Wednesday, July 12, 2006

Diari di due donne ebree

Nei tempi oscuri. Diari di Lea Ottolenghi e Emma de Rossi Castelli. Due donne ebree tra il 1943 e il 1945, Belforte&c. Editori, Livorno 2000

Ma la diaristica è letteratura? No, vero? Sì, vero? Va be', non importa.
Fatti veri, storie vere, vicende quotidiane ed ordinarie frammiste a drammi storici e collettivi: questa sovrastruttura è probabilmente ciò che rende tanto appassionante la lettura di due diari, pubblicati per iniziativa del Comune di Livorno, che raccontano le vicissitudini di due donne molto diverse tra loro che attraversano le stesse difficoltà e angosce.

Lea Ottolenghi ha 22 anni quando è costretta a lasciare Livorno e a cercare rifugio in Svizzera; Emma de Rossi Castelli ne ha già 75 quando deve sfollare nelle campagne e spostarsi varie volte per nascondersi alle deportazioni e scampare ai bombardamenti.
I diari di queste due ebree benestanti che, come molti altri, devono scappare e cercare di sopravvivere alle persecuzioni e alla guerra, non sono certo i diari di Paul Valery, letterariamente parlando. Tuttavia la freschezza della quotidianità e dei sentimenti (molte angoscie, qualche motivo di allegria) che trapelano in questi quaderni bastano ed avanzano a renderne la lettura appassionante e partecipe.

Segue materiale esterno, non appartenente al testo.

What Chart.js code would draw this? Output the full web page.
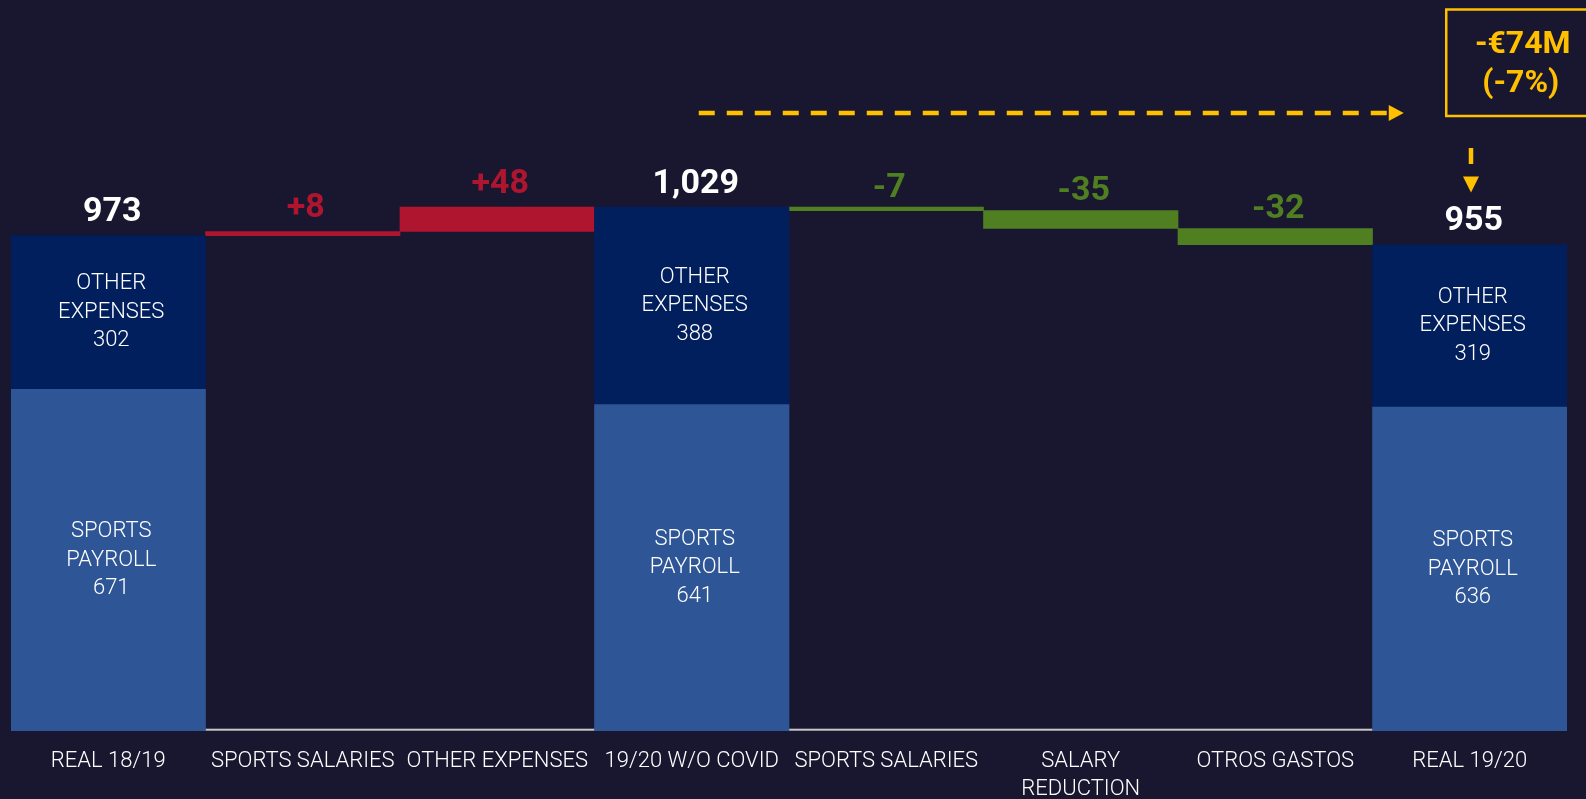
<!DOCTYPE html>
<html lang="en">
<head>
<meta charset="UTF-8">
<title>Personnel expenses: Real 18/19 vs Real 19/20</title>
<script src="https://cdn.jsdelivr.net/npm/chart.js"></script>
<style>
  * { margin: 0; padding: 0; box-sizing: border-box; }
  body { background: #191730; overflow: hidden; }
  .chart-wrap { position: relative; width: 1586px; height: 799px; }
</style>
</head>
<body>
<div class="chart-wrap"><canvas id="waterfall"></canvas></div>
<script>
// --- data (EUR M) ---
const categories = ['REAL 18/19', 'SPORTS SALARIES', 'OTHER EXPENSES', '19/20 W/O COVID',
                    'SPORTS SALARIES', ['SALARY', 'REDUCTION'], 'OTROS GASTOS', 'REAL 19/20'];
const payroll       = [671, null, null, 641, null, null, null, 636];
const otherExpenses = [302, null, null, 388, null, null, null, 319];
const changes       = [null, 8, 48, null, -7, -35, -32, null];
const yMax = 1420;

const colors = {
  bg: '#191730',
  payroll: '#2e5596',
  other: '#001f5c',
  up: '#b0152f',
  down: '#4f7f21',
  accent: '#ffc000',
  axis: '#c8c8c8'
};

// build floating bars from the running total
const payrollBars = [], otherBars = [], upBars = [], downBars = [];
let running = 0;
categories.forEach((c, i) => {
  if (payroll[i] !== null) {
    running = payroll[i] + otherExpenses[i];
    payrollBars.push([0, payroll[i]]);
    otherBars.push([payroll[i], running]);
    upBars.push(null);
    downBars.push(null);
  } else {
    const from = running;
    running += changes[i];
    payrollBars.push(null);
    otherBars.push(null);
    upBars.push(changes[i] > 0 ? [from, running] : null);
    downBars.push(changes[i] < 0 ? [from, running] : null);
  }
});

const firstTotal = payroll[3] + otherExpenses[3];
const lastTotal = payroll[7] + otherExpenses[7];
const diff = lastTotal - firstTotal;
const diffPct = Math.round(diff / firstTotal * 100);

// value labels, inner labels and the annotation arrow/box
const labelsPlugin = {
  id: 'waterfallLabels',
  beforeDatasetsDraw(chart) {
    const { ctx, chartArea, scales: { y } } = chart;
    const y0 = y.getPixelForValue(0);
    ctx.save();
    ctx.fillStyle = colors.axis;
    ctx.fillRect(chartArea.left, y0 - 2.3, chartArea.right - chartArea.left, 2);
    ctx.restore();
  },
  afterDatasetsDraw(chart) {
    const ctx = chart.ctx;
    const ds = chart.data.datasets;
    ctx.save();
    ctx.textAlign = 'center';
    ctx.textBaseline = 'middle';

    const drawLines = (lines, cx, cy) => {
      const lh = 28.5;
      lines.forEach((t, k) => ctx.fillText(t, cx, cy + (k - (lines.length - 1) / 2) * lh));
    };

    categories.forEach((c, i) => {
      if (payroll[i] !== null) {
        const pEl = chart.getDatasetMeta(0).data[i];
        const oEl = chart.getDatasetMeta(1).data[i];
        // inner labels
        ctx.fillStyle = '#ffffff';
        ctx.font = '300 22px Roboto';
        drawLines(['OTHER', 'EXPENSES', String(otherExpenses[i])], oEl.x + 3, (oEl.y + oEl.base) / 2);
        drawLines(['SPORTS', 'PAYROLL', String(payroll[i])], pEl.x + 3, (pEl.y + pEl.base) / 2);
        // total on top
        ctx.font = 'bold 34px Roboto';
        ctx.fillText((payroll[i] + otherExpenses[i]).toLocaleString('en-US'), oEl.x + 4, Math.min(oEl.y, oEl.base) - 23);
      } else {
        const d = changes[i] > 0 ? 2 : 3;
        const el = chart.getDatasetMeta(d).data[i];
        ctx.fillStyle = ds[d].backgroundColor;
        ctx.font = 'bold 34px Roboto';
        const off = changes[i] > 0 ? 23 : 19;
        ctx.fillText((changes[i] > 0 ? '+' : '') + changes[i], el.x + 3, Math.min(el.y, el.base) - off);
      }
    });

    // dashed arrow from 19/20 w/o covid towards real 19/20
    const xs = chart.scales.x;
    const top = chart.chartArea.top;
    const ay = top + 105;
    const x1 = xs.getPixelForValue(3) + 7;
    const tip = xs.getPixelForValue(7) - 66;
    ctx.strokeStyle = colors.accent;
    ctx.fillStyle = colors.accent;
    ctx.lineWidth = 4.5;
    ctx.setLineDash([16, 12]);
    ctx.beginPath();
    ctx.moveTo(x1, ay);
    ctx.lineTo(tip - 15, ay);
    ctx.stroke();
    ctx.beginPath();
    ctx.moveTo(tip - 15, ay - 8);
    ctx.lineTo(tip, ay);
    ctx.lineTo(tip - 15, ay + 8);
    ctx.closePath();
    ctx.fill();

    // small down arrow above the final bar
    const lastEl = chart.getDatasetMeta(1).data[7];
    const vx = Math.round(lastEl.x) + 1;
    ctx.setLineDash([]);
    ctx.beginPath();
    ctx.moveTo(vx, top + 140);
    ctx.lineTo(vx, top + 156);
    ctx.stroke();
    ctx.beginPath();
    ctx.moveTo(vx - 8, top + 168.5);
    ctx.lineTo(vx + 8, top + 168.5);
    ctx.lineTo(vx, top + 184.5);
    ctx.closePath();
    ctx.fill();

    // highlight box
    ctx.lineWidth = 2.5;
    ctx.strokeRect(tip + 42.5, top + 1.5, 200, 106.5);
    ctx.font = 'bold 32px Roboto';
    ctx.fillText('-\u20AC' + Math.abs(diff) + 'M', tip + 119, top + 37);
    ctx.fillText('(' + diffPct + '%)', tip + 117, top + 76);
    ctx.restore();
  }
};

Chart.defaults.font.family = 'Roboto, sans-serif';

new Chart(document.getElementById('waterfall'), {
  type: 'bar',
  data: {
    labels: categories,
    datasets: [
      { label: 'Sports payroll', data: payrollBars, backgroundColor: colors.payroll },
      { label: 'Other expenses', data: otherBars, backgroundColor: colors.other },
      { label: 'Increase', data: upBars, backgroundColor: colors.up },
      { label: 'Decrease', data: downBars, backgroundColor: colors.down }
    ]
  },
  options: {
    responsive: true,
    maintainAspectRatio: false,
    animation: false,
    devicePixelRatio: 1,
    layout: { padding: { top: 8, left: 11, right: 19, bottom: 0 } },
    datasets: {
      bar: { grouped: false, barPercentage: 1, categoryPercentage: 1, borderWidth: 0 }
    },
    plugins: {
      legend: { display: false },
      tooltip: { enabled: false }
    },
    scales: {
      x: {
        grid: { display: false },
        border: { display: false },
        ticks: {
          color: '#ffffff',
          font: { size: 22, weight: '300', lineHeight: 1.3 },
          padding: 8,
          maxRotation: 0,
          autoSkip: false
        },
        afterFit(scale) { scale.height = 68; }
      },
      y: { display: false, min: 0, max: yMax }
    }
  },
  plugins: [labelsPlugin]
});
</script>
</body>
</html>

La loro situazione non ha ovviamente la drammaticità del campo di sterminio: entrambe (una appunto in un campo di rifugiati in Svizzera, l'altra tra i contadini della campagna livornese) riescono ad evitare il peggio. Eppure è proprio quella normalità violata, quella quotidianità piena di disagi, umiliazioni, preoccupazioni, incertezze che affiora nei loro diari a dare il senso del dramma con estrema veridicità e concretezza.
Sono due donne molto diverse, appunto. Lea è una ragazza giovane, allegra e piena di forza; nel suo diario, accanto ai continui motivi di sconforto e di tristezza, ci sono sempre anche le note allegre, a volte un po' infantili. Anzi, il periodo dalla metà del 1944 fino al ritorno a Firenze e il ritrovamento del fidanzato, è pieno di fatti positivi - nonostante la fame e la mancanza di notizie dai famigliari rimasti in Italia: sono pagine che comunicano la sensazione di come ogni piccola cosa riconquistata sia una festa.
Emma invece è introversa e pessimista, e nel diario dà sfogo soprattutto alla sua preoccupazione per i parenti dispersi e alle riflessioni religiose.
In tutte e due però, fin dall'inizio, è evidente la reazione alle leggi razziali e al loro progressivo indurimento: è una reazione di dolore e quasi incredulità nel vedersi considerate straniere e nemiche in casa propria, nella loro terra - e a dispetto del forte patriottismo che si respirava nelle loro famiglie. "Tutti i giorni - scrive Emma nel 1943 - si scrivono sui giornali articoli velenosi contro gli ebrei, che non possono essere in buona fede e sono una vera infamia.(...)Ho amato l'Italia con tutte le forze dell'animo mio. Nell'altra guerra ho fatto quanto era in me per concorrere in qualche modo alla vittoria delle armi italiane. Ho passato si può dire la vita negli ospedali, ho lavorato per mandare pacchi ai soldati, la sera fino a mezzanotte. (...) Quando poi venne il fascismo a valorizzare la nostra vittoria, allora ho gioito! Povera ingenua, povera illusa! Non sapevo cosa avrebbe portato il fascismo!"

Qualche volta i diari la rimpiazzano, la letteratura - per fortuna non tanto spesso.